La suite de Fuis-moi je te suis. Tsuji a choisi finalement d’épouser sa collègue de travail et d’oublier Ukiyo pour de bon… le temps passe. Cette fois c’est désormais Ukiyo qui se met à poursuivre Tsuji tandis que ce dernier ne cesse de filer à l’anglaise…

Tsuji dépose Ukiyo devant son domicile conjugal. Deux passantes croisent la jeune femme désabusée et semblent commenter à voix basse son retour au foyer. Une manière élégante pour le cinéaste de traiter en quelques secondes à peine le poids de la réputation, de ce fameux code de conduite honorable qui régit les mœurs de l’archipel nippon.

Une scène qui résume à elle seule tous les éléments qui structurent le récit, ce depuis les toutes premières minutes du diptyque (imposé en fait en France par le distributeur) : l’humiliation, l’indécision et cet antagonisme classique attraction-répulsion. Kôji Fukada continue de tirer délicatement les ficelles de ce mélodrame teinté de film noir (ah la référence à Chandler/Hawks) et s’amuse avec les nerfs et surtout les sentiments de ses protagonistes.

Être une femme au Japon

Dans cette seconde partie, Kôji Fukada s’exerce au chiasme en inversant habilement les positions et situations. Tsuji endosse le rôle du conjoint éconduit et connaîtra d’ailleurs la même déchéance sociale que celle qu’il aime, expérimentant de cette façon tous les facteurs pervers qui ont incité Ukiyo sa perte. Ukiyo quant à elle, passe d’un état de dépendance au statut d’ange gardien. Comme si cette fois Eurydice ramenait Orphée des enfers. Et c’est bel et bien le mythe d’Orphée qui sert de socle narratif aussi bien au manga original qu’à l’adaptation de Kôji Fukada. Difficile alors de ne pas associer à cette inspiration les paroles prophétiques d’un yakusa amer.
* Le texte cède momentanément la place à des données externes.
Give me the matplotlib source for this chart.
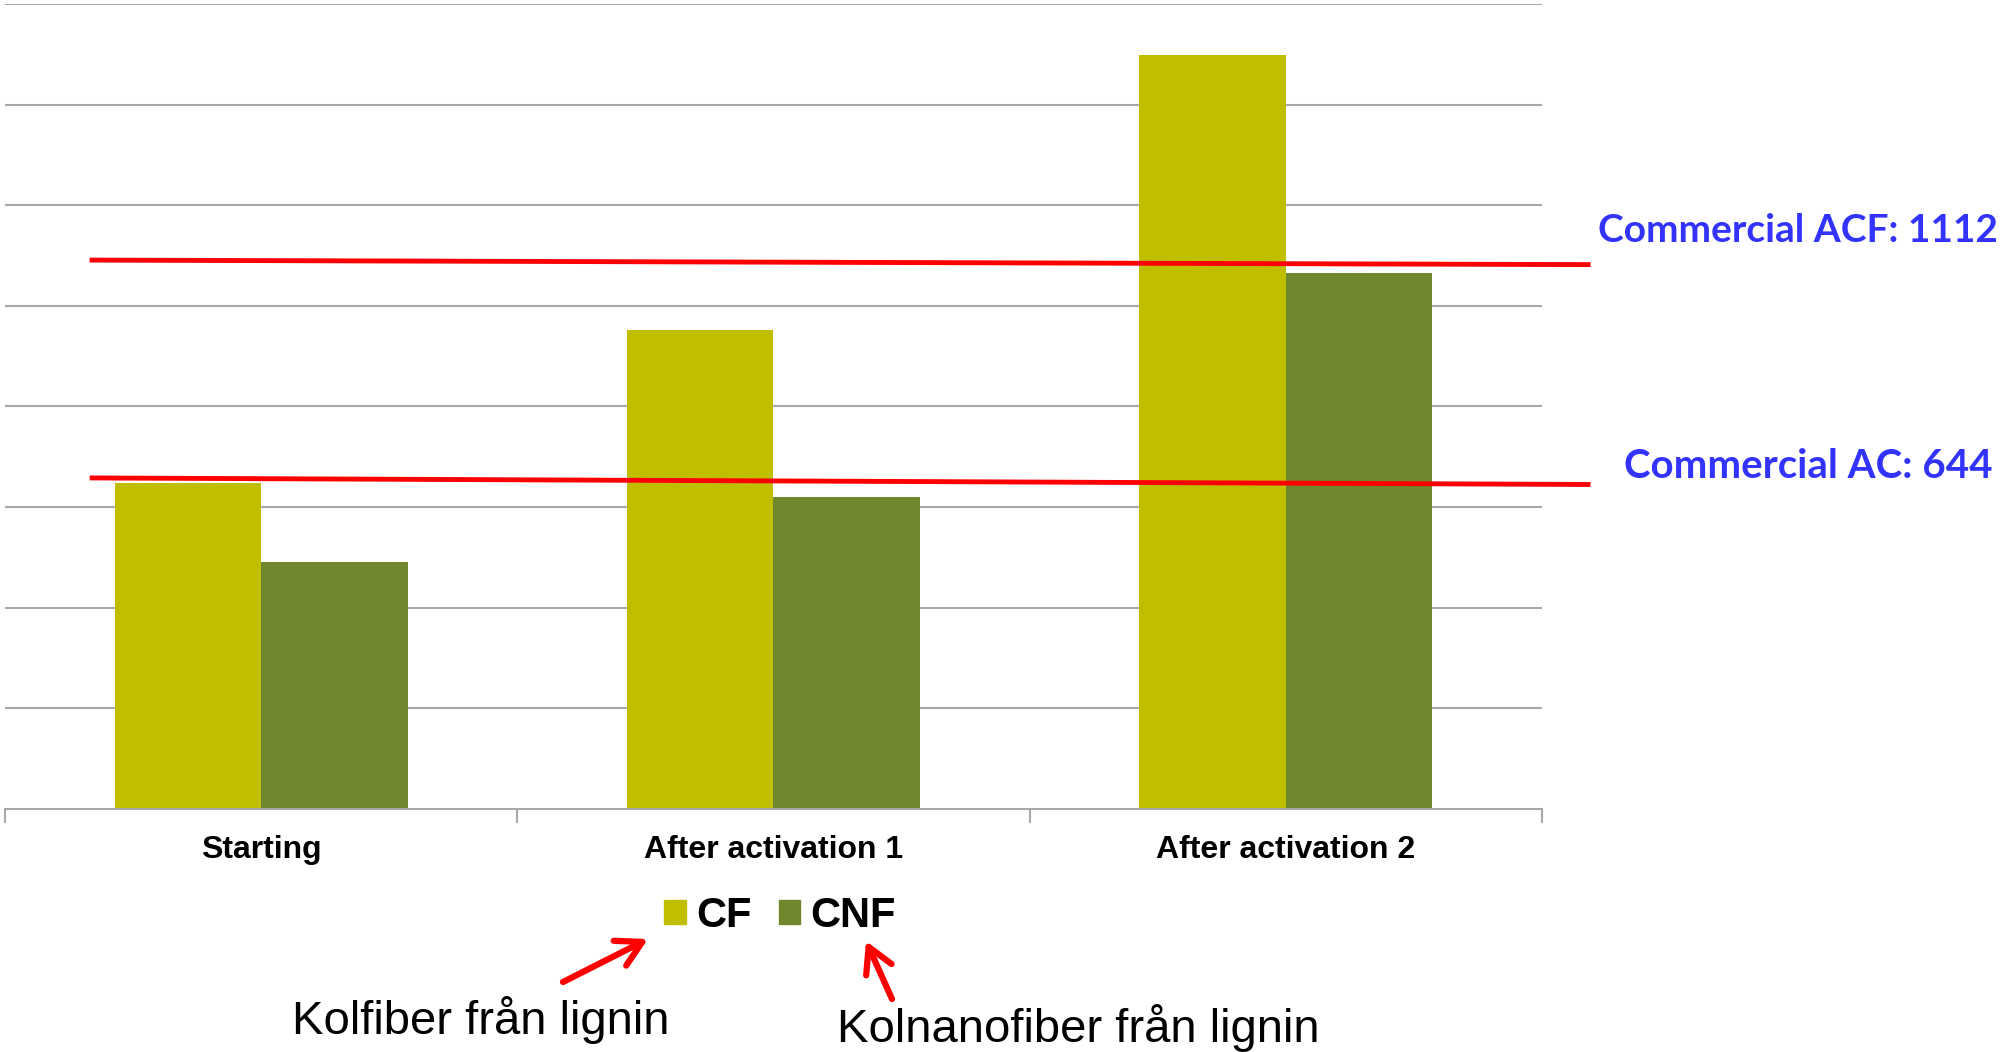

À partir de ce postulat, le réalisateur déploie son dispositif émotionnel en piégeant ses personnages dans un cercle vicieux dont ils semblent incapables de s’extirper. Relation toxique ou non, les lois de l’attraction-répulsion unissent et brisent les couples au fur et à mesure du temps. L’homme, responsable en général du malheur, est présenté comme lâche, impotent, indigne aussi bien des femmes qui le convoitent que du talent inné qu’il gaspille inlassablement. Le cinéaste bouleverse au coup par coup par l’intermédiaire de scènes fugaces. Le désespoir accable les uns et les autres à l’instar de cette fiancée délaissée prête à lacérer l’objet de son désir. Ou encore cette image forte, celle d’Ukiyo contemplant, avec mélancolie, dans le rétroviseur, son ancien époux agenouillé alors que la voiture s’éloigne inexorablement.

En outre, derrière cette mécanique bien huilée, Kôji Fukada dévoile sa véritable ambition, celle qui justifie son choix de porter à l’écran le manga de Mochiru Hoshisato. En effet, le cinéaste s’attarde sur le sort réservé aux femmes de son pays, considérées comme des citoyennes de seconde zone, dont les désirs passent le plus souvent au second plan et qui doivent davantage que leurs homologues du sexe opposé, circonvenir à ce fameux code de conduite qui régit la société de l’archipel. Ici, les humiliations, les mauvais traitements infligés par les hommes revêtent des formes diverses de la séquestration à la trahison, causés par sadisme ou par couardise. Fukada en profite ainsi pour dresser trois magnifiques portraits, portrait de femmes tenaces, au parcours initiatique jonché de cahots en tout genre, divisées puis unies dans l’adversité.

Et dans ce jeu de destins superposés et superposables, tout suggère à un retour aux sources, là où tout a commencé et où tout s’achèvera. On peut alors à juste titre reprocher une certaine facilité intellectuelle dans cette démarche empreinte de mimétismes situationnels. Pourtant, en plaçant sa foi dans des vertus humanistes, Fukada redonne espoir et insuffle à son diptyque une sincérité revigorante derrière l’austérité ambiante.

Film japonais de Kôji Fukada avec Win Morisaki, Kaho Tsuchimura, Shosei Uno. Durée 1h49. Sortie le 18 mai 2022.